Reconfigurable intelligent surfaces (RIS) are a way of transmitting and amplifying wireless signals. Made of electromagnetic material, these surfaces can reflect signals and redirect electromagnetic waves. By incorporating these surfaces into building facades, walls or windows, we can redirect wireless signals to bypass potential obstacles, amplifying the signal and improving the energy efficiency of wireless networks.
The challenge is rapidly optimizing these intelligent surfaces to make them into the ideal configuration for reflecting wireless signals. Peng’s hybrid approach uses both quantum and classical computing to achieve this. Peng explains, “We rely on the traditional strengths of classical computing for learning and quantum computing for optimization solutions.”

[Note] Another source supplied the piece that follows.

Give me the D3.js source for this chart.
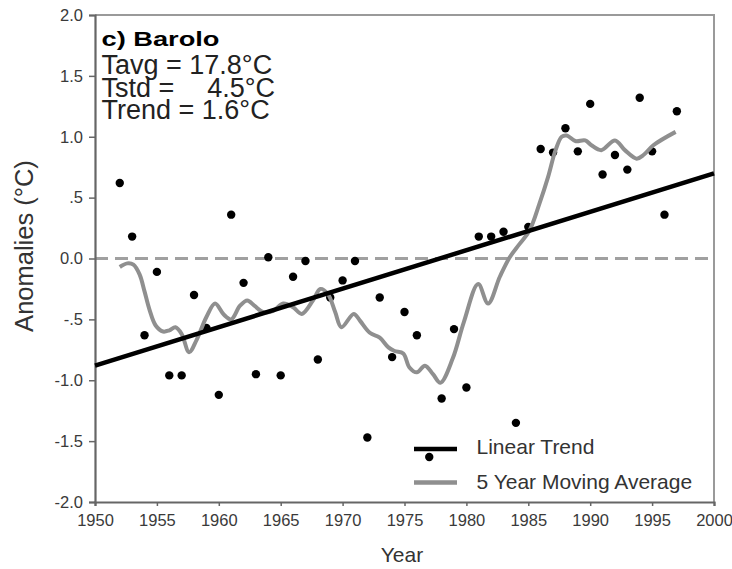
<!DOCTYPE html>
<html>
<head>
<meta charset="utf-8">
<script src="https://cdn.jsdelivr.net/npm/d3@7"></script>
<style>
  body { margin: 0; background: #fff; }
  svg text { font-family: "Liberation Sans", Arial, sans-serif; }
</style>
</head>
<body>
<div id="chart"></div>
<script>
const width = 732;
const height = 569;

// yearly anomalies (°C)
const years = [1952, 1953, 1954, 1955, 1956, 1957, 1958, 1959, 1960, 1961,
               1962, 1963, 1964, 1965, 1966, 1967, 1968, 1969, 1970, 1971,
               1972, 1973, 1974, 1975, 1976, 1977, 1978, 1979, 1980, 1981,
               1982, 1983, 1984, 1985, 1986, 1987, 1988, 1989, 1990, 1991,
               1992, 1993, 1994, 1995, 1996, 1997];
const anomalies = [0.62, 0.18, -0.63, -0.11, -0.96, -0.96, -0.30, -0.57, -1.12, 0.36,
                   -0.20, -0.95, 0.01, -0.96, -0.15, -0.02, -0.83, -0.32, -0.18, -0.02,
                   -1.47, -0.32, -0.81, -0.44, -0.63, -1.63, -1.15, -0.58, -1.06, 0.18,
                   0.18, 0.22, -1.35, 0.26, 0.90, 0.87, 1.07, 0.88, 1.27, 0.69,
                   0.85, 0.73, 1.32, 0.88, 0.36, 1.21];

// smoothed 5 year moving average, sampled along the drawn curve
const maYears = [1952.0, 1952.6, 1953.1, 1953.6, 1954.0, 1954.4, 1954.9, 1955.5, 1956.0, 1956.5,
                 1957.0, 1957.6, 1958.2, 1959.0, 1959.7, 1960.4, 1961.0, 1961.7, 1962.3, 1962.9,
                 1963.6, 1964.4, 1965.2, 1966.0, 1966.7, 1967.6, 1968.2, 1968.8, 1969.4, 1969.9,
                 1970.9, 1971.4, 1972.2, 1973.0, 1973.7, 1974.2, 1974.9, 1975.4, 1976.0, 1976.65,
                 1977.3, 1977.9, 1978.9, 1979.8, 1980.95, 1981.75, 1982.7, 1983.5, 1984.3, 1985.1,
                 1985.9, 1986.6, 1987.2, 1987.7, 1988.1, 1988.8, 1989.6, 1990.1, 1990.9, 1992.0,
                 1992.8, 1993.75, 1994.3, 1995.1, 1996.9];
const maValues = [-0.07, -0.04, -0.05, -0.13, -0.27, -0.42, -0.55, -0.60, -0.59, -0.565,
                  -0.62, -0.77, -0.67, -0.48, -0.37, -0.46, -0.50, -0.39, -0.345, -0.39,
                  -0.44, -0.43, -0.37, -0.40, -0.455, -0.345, -0.25, -0.29, -0.44, -0.565,
                  -0.455, -0.51, -0.61, -0.65, -0.73, -0.76, -0.78, -0.895, -0.935, -0.88,
                  -0.95, -1.02, -0.82, -0.52, -0.21, -0.37, -0.15, 0.01, 0.12, 0.23,
                  0.45, 0.67, 0.89, 1.00, 1.01, 0.965, 0.97, 0.93, 0.89, 0.97,
                  0.89, 0.82, 0.85, 0.93, 1.04];

// linear trend end points
const trendYears = [1950, 2000];
const trendValues = [-0.88, 0.70];

const xTicks = [1950, 1955, 1960, 1965, 1970, 1975, 1980, 1985, 1990, 1995, 2000];
const yTicks = [2, 1.5, 1, 0.5, 0, -0.5, -1, -1.5, -2];
const yTickLabels = ["2.0", "1.5", "1.0", ".5", "0.0", "-.5", "-1.0", "-1.5", "-2.0"];

const margin = {left: 95, top: 15, right: 18, bottom: 67};

const svg = d3.select("#chart").append("svg")
    .attr("width", width)
    .attr("height", height);

const x = d3.scaleLinear()
    .domain([1950, 2000])
    .range([margin.left, width - margin.right]);

const y = d3.scaleLinear()
    .domain([-2, 2])
    .range([height - margin.bottom, margin.top]);

// frame: top and right borders in light grey
svg.append("path")
    .attr("d", `M${x(1950)},${y(2)}H${x(2000)}V${y(-2)}`)
    .attr("fill", "none")
    .attr("stroke", "#9a9a9a")
    .attr("stroke-width", 2);

// zero reference line
svg.append("line")
    .attr("x1", x(1950)).attr("x2", x(2000))
    .attr("y1", y(0)).attr("y2", y(0))
    .attr("stroke", "#a0a0a0")
    .attr("stroke-width", 3)
    .attr("stroke-dasharray", "13,7");

// axes
const xAxis = svg.append("g")
    .attr("transform", `translate(0,${y(-2)})`)
    .call(d3.axisBottom(x).tickValues(xTicks).tickFormat(d3.format("d")).tickSize(4).tickPadding(8));

const yAxis = svg.append("g")
    .attr("transform", `translate(${x(1950)},0)`)
    .call(d3.axisLeft(y).tickValues(yTicks).tickFormat((d, i) => yTickLabels[i]).tickSize(6).tickPadding(6));

[xAxis, yAxis].forEach(g => {
    g.select(".domain").attr("stroke", "#666").attr("stroke-width", 2.2);
    g.selectAll(".tick line").attr("stroke", "#666").attr("stroke-width", 1.5);
    g.selectAll(".tick text")
        .attr("fill", "#3a3a3a")
        .style("font-size", "16.5px")
        .style("font-family", "'Liberation Sans', Arial, sans-serif");
});

// data points
svg.append("g").selectAll("circle")
    .data(years.map((yr, i) => ({year: yr, value: anomalies[i]})))
    .join("circle")
    .attr("cx", d => x(d.year))
    .attr("cy", d => y(d.value))
    .attr("r", 4.2)
    .attr("fill", "#000");

// moving average
const maLine = d3.line()
    .x(d => x(d[0]))
    .y(d => y(d[1]))
    .curve(d3.curveCatmullRom.alpha(0.5));

svg.append("path")
    .datum(maYears.map((yr, i) => [yr, maValues[i]]))
    .attr("d", maLine)
    .attr("fill", "none")
    .attr("stroke", "#8f8f8f")
    .attr("stroke-width", 4)
    .attr("stroke-linejoin", "round");

// linear trend
svg.append("path")
    .datum(trendYears.map((yr, i) => [yr, trendValues[i]]))
    .attr("d", d3.line().x(d => x(d[0])).y(d => y(d[1])))
    .attr("stroke", "#000")
    .attr("stroke-width", 4.5);

// annotation block
svg.append("text")
    .attr("x", 101.5).attr("y", 45.5)
    .attr("font-size", 21).attr("font-weight", "bold")
    .attr("textLength", 118).attr("lengthAdjust", "spacingAndGlyphs")
    .text("c) Barolo");

const info = svg.append("g").attr("font-size", 27).attr("fill", "#222");
info.append("text").attr("x", 101.5).attr("y", 74).text("Tavg = 17.8°C");
info.append("text").attr("x", 101.5).attr("y", 96.5).text("Tstd =");
info.append("text").attr("x", 275).attr("y", 96.5).attr("text-anchor", "end").text("4.5°C");
info.append("text").attr("x", 101.5).attr("y", 118.5).text("Trend = 1.6°C");

// axis titles
svg.append("text")
    .attr("transform", `translate(33,${246}) rotate(-90)`)
    .attr("text-anchor", "middle")
    .attr("font-size", 25.5)
    .attr("fill", "#333")
    .text("Anomalies (°C)");

svg.append("text")
    .attr("x", 402).attr("y", 561.5)
    .attr("text-anchor", "middle")
    .attr("font-size", 21)
    .attr("fill", "#333")
    .text("Year");

// legend
const legend = svg.append("g");
legend.append("line")
    .attr("x1", 414).attr("x2", 457).attr("y1", 449).attr("y2", 449)
    .attr("stroke", "#000").attr("stroke-width", 4.5);
legend.append("text")
    .attr("x", 476.5).attr("y", 453.5)
    .attr("font-size", 21).attr("fill", "#333")
    .text("Linear Trend");
legend.append("line")
    .attr("x1", 414).attr("x2", 457).attr("y1", 482.5).attr("y2", 482.5)
    .attr("stroke", "#8f8f8f").attr("stroke-width", 4.5);
legend.append("text")
    .attr("x", 476.5).attr("y", 488.5)
    .attr("font-size", 21).attr("fill", "#333")
    .text("5 Year Moving Average");
</script>
</body>
</html>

Quantum computing algorithms are able to quickly find the optimal solution for intelligent surfaces using quantum mechanics to calculate the probabilities. Classical computing uses machine learning to discover the intended receiver location. In other words, quantum computing tells us how to optimize the intelligent surface in order to redirect the signal, and classical computing tells us where to send the signal.
Peng’s team now have reached a milestone in their research: they have validated this hybrid framework with successful laboratory experiments. Their next step is expanding the scale and incorporating different functions into the surfaces, such as signal focusing – meaning that the signal can be confined to certain areas.
An electromagnetics specialist, Peng has expanded his research domain to explore the possibilities of combining electromagnetics with wireless and quantum knowledge. Until recently, his research focused on computational and theoretical electromagnetics, with limited opportunities for practical experiments.
“In a computer simulation, everything is perfect, but when you move to a real-life scenario there are many surprises,” Peng comments. “By complementing my research with experimental work, I significantly broaden my understanding of what the real wireless and electromagnetic environments look like.”
This project is supported by Nokia and a National Science Foundation (NSF) grant. Peng’s team is collaborating with fellow Illinois ECE Professor Thomas Moon, Professor Gabriele Gradoni at the University of Surrey, and Dr. Amitava Ghosh and Dr. Fred Vook at Nokia Standards in Naperville Illinoia.
As part of this project, Charles Ross, one of Peng’s PhD students, was honored with the Best Student Paper Award (2nd prize) at the 2023 IEEE MTT-S International Conference on Numerical Electromagnetic and Multiphysics Modeling and Optimization (NEMO’2023).